The Cross Rivers State Inter-Party Advisory Council (IPAC), today rejected the utilisation of Electronic Voter Register (EVR) or Electronic Manual Register (EMR) as a replacement of Card Readers for the March 28 and April 11 elections in the state.
The state IPAC Chairman, Goddie Akpama, accused officials of the Independent National Electoral Commission (INEC) and ad-hoc staff of currently undergoing training in the use of EVR or EMR as an alternative for the card reader in the rescheduled election.
IPAC consequently charged political stakeholders to refuse all forms of electoral fraud, which according to the council could be brewing in the state office of INEC.
Akpama said, "It must be noted here that we have it on good and impeccable authority that INEC staff and its ad-hoc recruits are being trained on the use of EVR or EMR as an alternative to card reader for the March and April general elections.

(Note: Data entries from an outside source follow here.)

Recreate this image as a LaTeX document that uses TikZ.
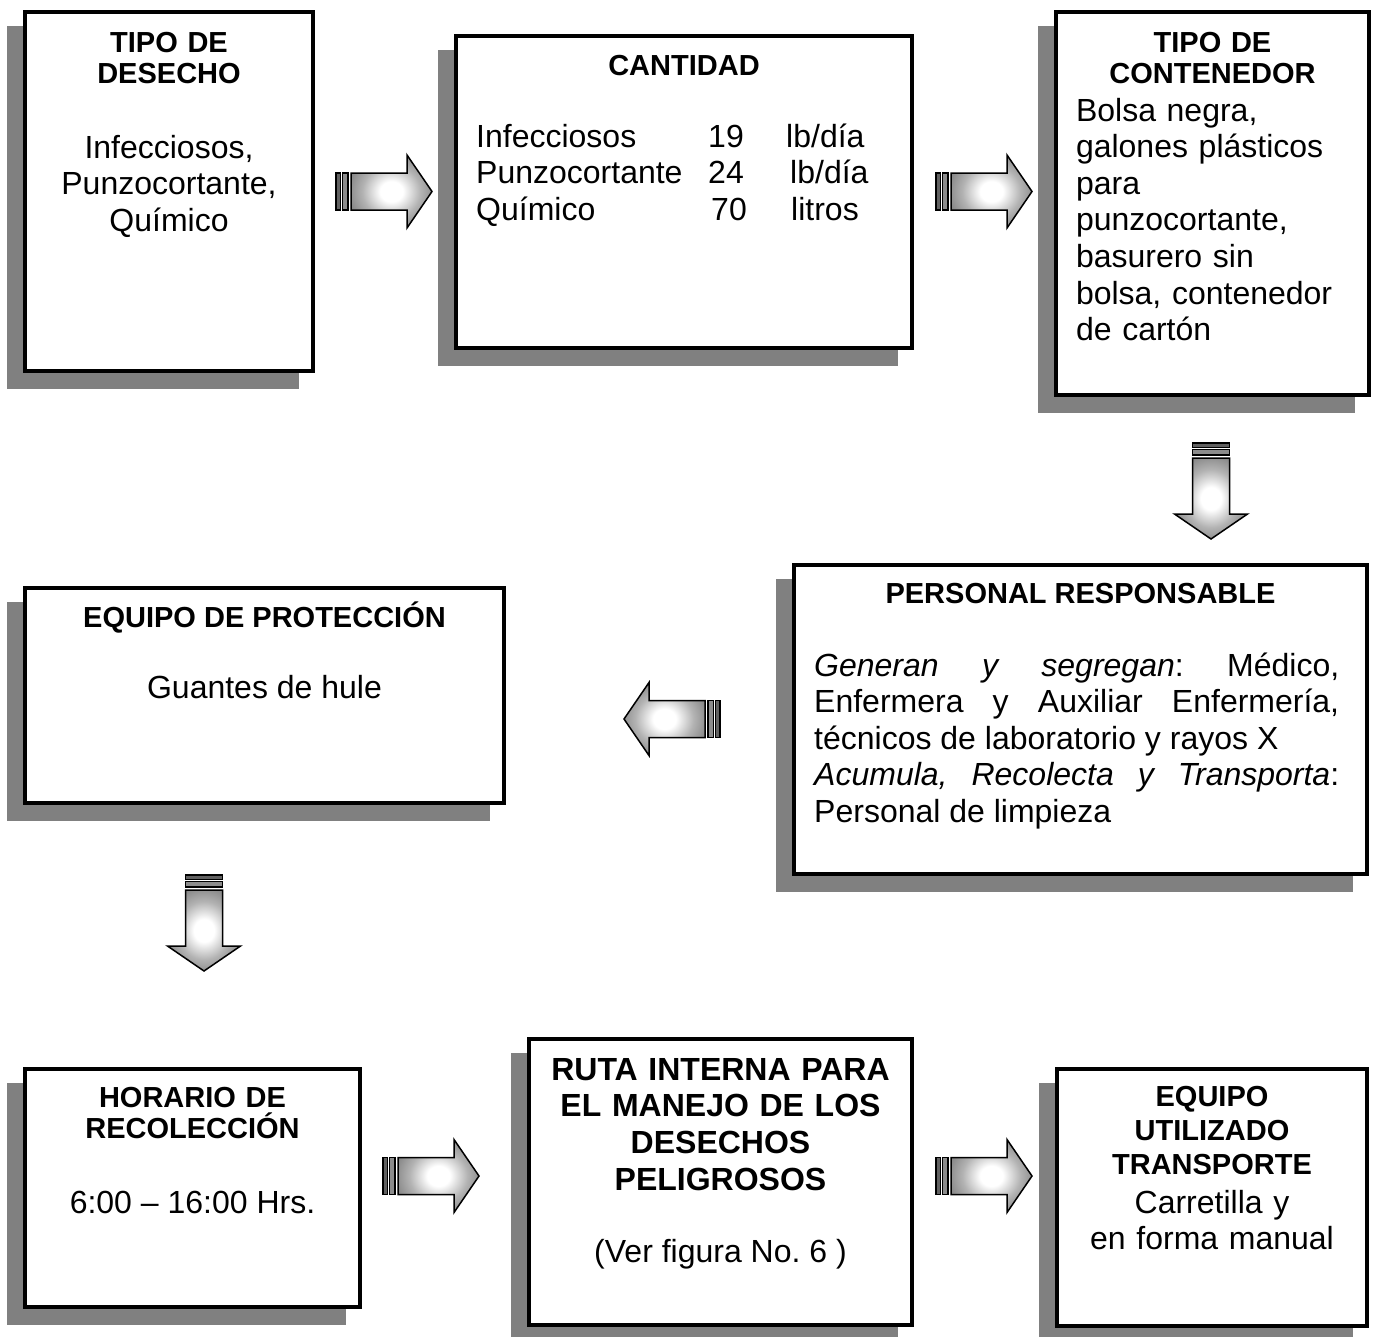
\documentclass[tikz,border=0pt]{standalone}
\usepackage{fontspec}
\setmainfont{Liberation Sans}
\frenchspacing
\pgfdeclareradialshading{arrowglow}{\pgfpoint{0bp}{0bp}}{%
  color(0bp)=(white); color(7bp)=(white); color(18bp)=(black!30); color(30bp)=(black!52); color(45bp)=(black!66); color(70bp)=(black!72)}
\newcommand\bodyfont{\fontsize{32}{36.6}\selectfont}
\newcommand\headfont{\bfseries\fontsize{29}{31.5}\selectfont}
\newcommand\bigheadfont{\bfseries\fontsize{32}{36.7}\selectfont}
\tikzset{
  panel/.style={draw=black, line width=3.5pt, fill=white, rectangle, inner sep=0pt},
  panelshadow/.style={fill=black!50},
  stripedark/.style={draw=black, line width=1.3pt, fill=black!62},
  stripelight/.style={draw=black, line width=1.3pt, fill=black!45},
  arrowbody/.style={draw=black, line width=1.5pt, line join=miter, shade, shading=arrowglow},
  txt/.style={inner sep=0pt, outer sep=0pt, anchor=base},
  ctxt/.style={txt, align=center, text width=#1},
  ltxt/.style={inner sep=0pt, outer sep=0pt, anchor=base west, align=left, text width=#1},
}
% box with its drop shadow: name, x1, y1, x2, y2 (line centres)
\newcommand\panelbox[5]{%
  \fill[panelshadow] (#2-17.75,#3+14.25) rectangle (#4-14.25,#5+17.75);
  \node[panel, minimum width={#4-#2}, minimum height={#5-#3}] (#1) at ({(#2+#4)/2},{(#3+#5)/2}) {};
}
% striped block arrow: tail x, tail y, direction angle
\newcommand\flowarrow[3]{%
  \begin{scope}[shift={(#1,#2)}, rotate=#3]
    \path[stripedark] (0,-18.5) rectangle (4.5,18.5);
    \path[stripelight] (6.5,-18.5) rectangle (12,18.5);
    \path[arrowbody] (15,-18.5) -- (71,-18.5) -- (71,-36.5) -- (96,0) -- (71,36.5) -- (71,18.5) -- (15,18.5) -- cycle;
  \end{scope}}
\begin{document}
\begin{tikzpicture}[x=1pt, y=-1pt]
\useasboundingbox[fill=white] (0,0) rectangle (1376,1336);

% boxes
\panelbox{b1}{25}{12}{313}{371}
\panelbox{b2}{456}{36}{912}{348}
\panelbox{b3}{1056}{12}{1369}{395}
\panelbox{b4}{794}{565}{1367}{874}
\panelbox{b5}{25}{588}{504}{803}
\panelbox{b6}{25}{1069}{360}{1307}
\panelbox{b7}{529}{1039}{912}{1325}
\panelbox{b8}{1057}{1069}{1367}{1326}

% arrows
\flowarrow{336}{191.5}{0}
\flowarrow{936}{191.5}{0}
\flowarrow{1211}{443}{-90}
\flowarrow{720}{719}{180}
\flowarrow{204}{875}{-90}
\flowarrow{383}{1176}{0}
\flowarrow{936}{1176}{0}

% TIPO DE DESECHO
\node[ctxt=280, font=\headfont] (t1h) at (169,52) {TIPO DE\\DESECHO};
\node[ctxt=280, font=\bodyfont] (t1b) at (169,158) {Infecciosos,\\Punzocortante,\\Químico};

% CANTIDAD
\node[txt, font=\headfont] (t2h) at (684,75) {CANTIDAD};
\begin{scope}[every node/.style={inner sep=0pt, anchor=base west, font=\bodyfont}]
  \node (q1a) at (476,147) {Infecciosos};
  \node (q1b) at (708,147) {19};
  \node (q1c) at (786,147) {lb/día};
  \node (q2a) at (476,183.5) {Punzocortante};
  \node (q2b) at (708,183.5) {24};
  \node (q2c) at (790,183.5) {lb/día};
  \node (q3a) at (476,220) {Químico};
  \node (q3b) at (711,220) {70};
  \node (q3c) at (791,220) {litros};
\end{scope}

% TIPO DE CONTENEDOR
\node[ctxt=300, font=\headfont] (t3h) at (1212.5,52) {TIPO DE\\CONTENEDOR};
\node[ltxt=290, font=\bodyfont] (t3b) at (1076,121) {Bolsa negra,\\galones plásticos\\para\\punzocortante,\\basurero sin\\bolsa, contenedor\\de cartón};

% PERSONAL RESPONSABLE
\node[txt, font=\headfont] (t4h) at (1080.5,603) {PERSONAL RESPONSABLE};
\node[inner sep=0pt, anchor=base west, text width=525, align=justify, font=\bodyfont] (t4b) at (814,676)
  {\textit{Generan y segregan}: Médico,\linebreak Enfermera y Auxiliar Enfermería,\linebreak técnicos de laboratorio y rayos X\newline \textit{Acumula, Recolecta y Transporta}:\linebreak Personal de limpieza};

% EQUIPO DE PROTECCION
\node[txt, font=\headfont] (t5h) at (264.5,627) {EQUIPO DE PROTECCIÓN};
\node[txt, font=\bodyfont] (t5b) at (264.5,698) {Guantes de hule};

% HORARIO DE RECOLECCION
\node[ctxt=320, font=\headfont] (t6h) at (192.5,1107) {HORARIO DE\\RECOLECCIÓN};
\node[txt, font=\bodyfont] (t6b) at (192.5,1213) {6:00 – 16:00 Hrs.};

% RUTA INTERNA
\node[ctxt=370, font=\bigheadfont] (t7h) at (720.5,1080) {RUTA INTERNA PARA\\EL MANEJO DE LOS\\DESECHOS\\PELIGROSOS};
\node[txt, font=\bodyfont] (t7b) at (720.5,1262) {(Ver figura No. 6 )};

% EQUIPO UTILIZADO
\node[ctxt=300, font=\bfseries\fontsize{29}{34}\selectfont] (t8h) at (1212,1106) {EQUIPO\\UTILIZADO\\TRANSPORTE};
\node[ctxt=300, font=\bodyfont] (t8b) at (1212,1213) {Carretilla y\\en forma manual};
\end{tikzpicture}
\end{document}
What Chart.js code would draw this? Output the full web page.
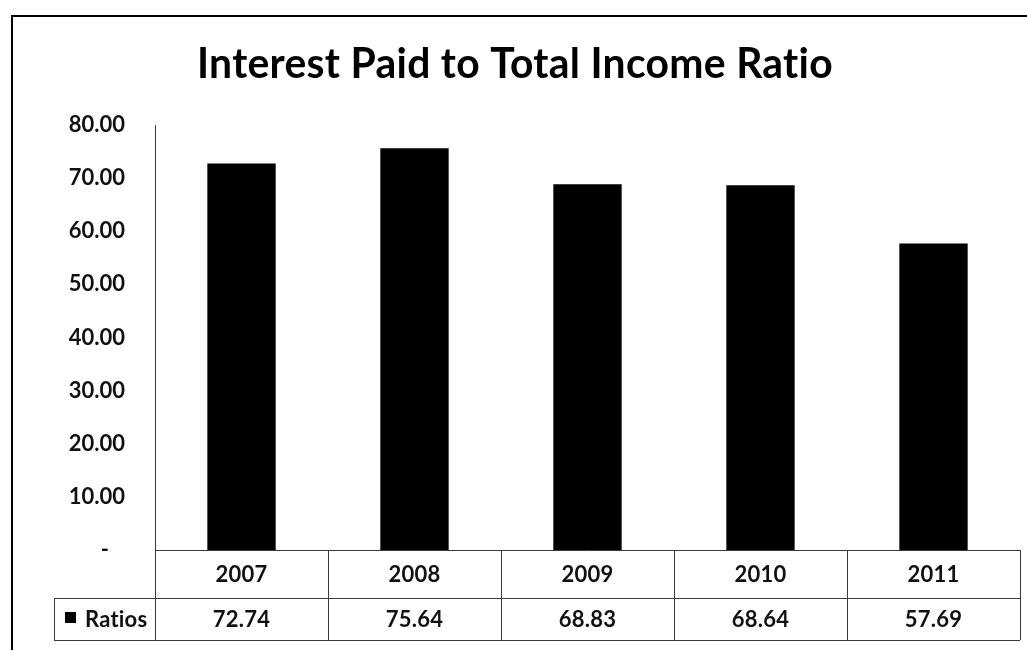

"It could be recalled that among other things, the National Chairman of INEC, Prof. Attahiru Jega, made it abundantly clear that the commission shall make use of the card reader solely for accreditation and not EVR.
"Jega further posited that if the card reader in a particular polling unit fails, INEC was going to make available a spare card reader to the affected area or postpone the election to the next day.
"But my interest on this is that the Resident Electoral Commissioner of Cross River, in the lectures we have attended and in the papers for the training of ad-hoc staff, he is doing a different thing from what the INEC national has put on record."
However in his reaction,
the state REC, Dr. Okey Ezeani, argued that it was not true that the commission was training its staff or ad-hoc staff for the use of EVR or EMR in the general elections.
In his words, "We are not training any person on the use of EVR. What we are doing is to train people on the use of card readers and that is what we will use for the election. We do not have any other training for any group of people."